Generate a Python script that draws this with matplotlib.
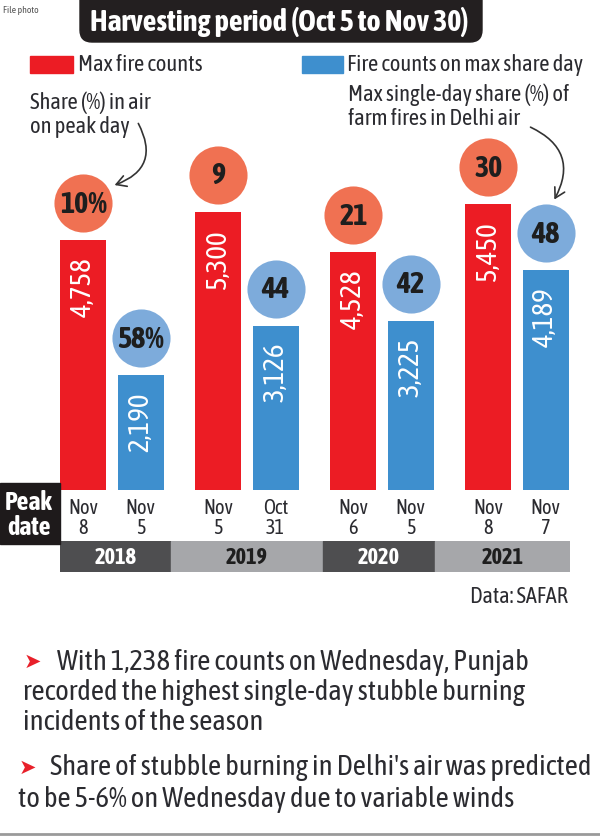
import numpy as np
import matplotlib
matplotlib.use('Agg')
import matplotlib.pyplot as plt
from matplotlib import font_manager
from matplotlib.patches import FancyBboxPatch, Rectangle, FancyArrowPatch
from matplotlib.transforms import offset_copy

# data
years = ['2018', '2019', '2020', '2021']
max_fire = [4758, 5300, 4528, 5450]
share_day_fire = [2190, 3126, 3225, 4189]
peak_share = ['10%', '9', '21', '30']
max_share = ['58%', '44', '42', '48']
red_dates = ['Nov\n8', 'Nov\n5', 'Nov\n6', 'Nov\n8']
blue_dates = ['Nov\n5', 'Oct\n31', 'Nov\n5', 'Nov\n7']

RED = '#ec1c24'
BLUE = '#3e8fce'
RED_C = '#f07152'
BLUE_C = '#7dabdb'
TXT = '#2b2b30'


# pick a narrow family, and one that has a real bold
def wnum(w):
    return w if isinstance(w, (int, float)) else font_manager.weight_dict.get(w, 400)


fams = {}
for f in font_manager.fontManager.ttflist:
    fams.setdefault(f.name, set()).add(wnum(f.weight))
narrow = [n for n in fams if 'Narrow' in n or 'Condensed' in n]
bad = ('Light', 'Thin', 'Medium', 'Black', 'Semi', 'Extra', 'Bold')


def score(n):
    s = 0
    if any(b in n for b in bad):
        s -= 10
    if 400 in fams[n]:
        s += 2
    if max(fams[n]) >= 700:
        s += 3
    return s


FONT = max(narrow, key=score) if narrow else 'DejaVu Sans'
if max(fams.get(FONT, {400})) >= 700:
    BFONT = FONT
else:
    bolds = [n for n in narrow if max(fams[n]) >= 700 or 'Bold' in n]
    BFONT = bolds[0] if bolds else 'DejaVu Sans'
plt.rcParams['font.family'] = [FONT, 'DejaVu Sans']
BOLD = dict(family=[BFONT, 'DejaVu Sans'], fontweight='bold')

W, H = 600, 837
fig = plt.figure(figsize=(W / 100, H / 100), dpi=100)
fig.patch.set_facecolor('white')


def frac(x0, y0, x1, y1):
    return [x0 / W, 1 - y1 / H, (x1 - x0) / W, (y1 - y0) / H]


def fit(texts, size, along='w'):
    # scale a group of texts so that the first one has the wanted width / height
    r = fig.canvas.get_renderer()
    bb = texts[0].get_window_extent(r)
    cur = bb.width if along == 'w' else bb.height
    fs = texts[0].get_fontsize() * size / cur
    for t in texts:
        t.set_fontsize(fs)
    return fs


# bar axes
x = np.arange(len(years))
off = 0.213
bw = 0.34
xlim = (-0.385, 3.393)

ax = fig.add_axes(frac(60, 141, 570, 491))
ax.bar(x - off, max_fire, bw, color=RED)
ax.bar(x + off, share_day_fire, bw, color=BLUE)
ax.set_xlim(*xlim)
ax.set_ylim(0, 6671)
ax.axis('off')

lab_tr = offset_copy(ax.transData, fig=fig, y=-16, units='dots')
circ_tr = offset_copy(ax.transData, fig=fig, y=37, units='dots')
date_tr = offset_copy(ax.transData, fig=fig, y=-27, units='dots')

val_t, circ_t, date_t = [], [], []
for xs, vals, circ, cc, dates in [(x - off, max_fire, peak_share, RED_C, red_dates),
                                  (x + off, share_day_fire, max_share, BLUE_C, blue_dates)]:
    ax.scatter(xs, vals, s=1750, color=cc, transform=circ_tr, clip_on=False, zorder=3,
               linewidths=0)
    for xi, v, c, d in zip(xs, vals, circ, dates):
        val_t.append(ax.text(xi, v, f'{v:,}', transform=lab_tr, rotation=90, ha='center',
                             va='top', color='white', fontsize=18))
        circ_t.append(ax.text(xi, v, c, transform=circ_tr, ha='center', va='center',
                              color='#1e1e1e', fontsize=18, zorder=4, clip_on=False,
                              **BOLD))
        date_t.append(ax.text(xi, 0, d, transform=date_tr, ha='center', va='center',
                              color=TXT, fontsize=15, linespacing=1.0, clip_on=False))
fit(val_t, 60, along='h')
fit(circ_t, 47)
fit(date_t, 30)

# year band
yr = fig.add_axes(frac(60, 542, 570, 573))
edges = [xlim[0], 0.44, 1.56, 2.39, xlim[1]]
yr_t = []
for i, y in enumerate(years):
    dark = i % 2 == 0
    yr.axvspan(edges[i], edges[i + 1], color='#4e4e50' if dark else '#a6a7aa')
    yr_t.append(yr.text((edges[i] + edges[i + 1]) / 2, 0.5, y, ha='center', va='center',
                        color='white' if dark else '#1e1e1e', fontsize=17, **BOLD))
fit(yr_t, 42)
yr.set_xlim(*xlim)
yr.set_ylim(0, 1)
yr.axis('off')

# overlay for text and boxes
ov = fig.add_axes([0, 0, 1, 1])
ov.set_xlim(0, W)
ov.set_ylim(H, 0)
ov.axis('off')
ov.patch.set_alpha(0)

ov.text(3, 10, 'File photo', fontsize=7, color='#555555', va='center')
ov.add_patch(FancyBboxPatch((80, -20), 402, 63, boxstyle='round,pad=0,rounding_size=12',
                            color='#231f20'))
t = ov.text(90, 22, 'Harvesting period (Oct 5 to Nov 30)', color='white',
            fontsize=22, va='center', **BOLD)
fit([t], 378)

ov.add_patch(Rectangle((30, 57), 43, 17, color=RED))
ov.add_patch(Rectangle((302, 57), 41, 17, color=BLUE))
leg = [ov.text(78, 65, 'Max fire counts', color=TXT, fontsize=14, va='center'),
       ov.text(347, 65, 'Fire counts on max share day', color=TXT, fontsize=14,
               va='center'),
       ov.text(30, 115, 'Share (%) in air\non peak day', color=TXT, fontsize=14,
               va='center', linespacing=1.1),
       ov.text(348, 107, 'Max single-day share (%) of\nfarm fires in Delhi air', color=TXT,
               fontsize=14, va='center', linespacing=1.1)]
fit(leg, 124)

ov.add_patch(FancyArrowPatch((137, 122), (112, 187), connectionstyle='arc3,rad=-0.6',
                             arrowstyle='->,head_length=7,head_width=4', color='#333333',
                             lw=1.2))
ov.add_patch(FancyArrowPatch((528, 127), (553, 203), connectionstyle='arc3,rad=-0.55',
                             arrowstyle='->,head_length=7,head_width=4', color='#333333',
                             lw=1.2))

# peak date box
ov.add_patch(Rectangle((0, 484), 60, 61, color='#1e1a1b'))
t = ov.text(29, 515, 'Peak\ndate', color='white', fontsize=17,
            ha='center', va='center', linespacing=1.0, **BOLD)
fit([t], 48)

t = ov.text(568, 597, 'Data: SAFAR', color=TXT, fontsize=13, ha='right', va='center')
fit([t], 98)

# bullets
bl = [ov.text(50, 768, "Share of stubble burning in Delhi's air was predicted", color=TXT,
              fontsize=18, va='center'),
      ov.text(18, 800, 'to be 5-6% on Wednesday due to variable winds', color=TXT,
              fontsize=18, va='center'),
      ov.text(57, 662, 'With 1,238 fire counts on Wednesday, Punjab', color=TXT,
              fontsize=18, va='center'),
      ov.text(23, 693, 'recorded the highest single-day stubble burning', color=TXT,
              fontsize=18, va='center'),
      ov.text(23, 722, 'incidents of the season', color=TXT, fontsize=18, va='center')]
fit(bl, 538)
for bx, by in [(32, 662), (27, 768)]:
    ov.text(bx, by, '\u27a4', color='#e8202a', fontsize=15, ha='center', va='center',
            family='DejaVu Sans')

ov.plot([0, W], [835, 835], color='#9a9a9a', lw=2)

fig.savefig('out.png', dpi=100)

Task brief >> Identify every line holding the word "that" and copy it out.

Result of the exercise >>
Generate a Python script that draws this with matplotlib.
# pick a narrow family, and one that has a real bold
    # scale a group of texts so that the first one has the wanted width / height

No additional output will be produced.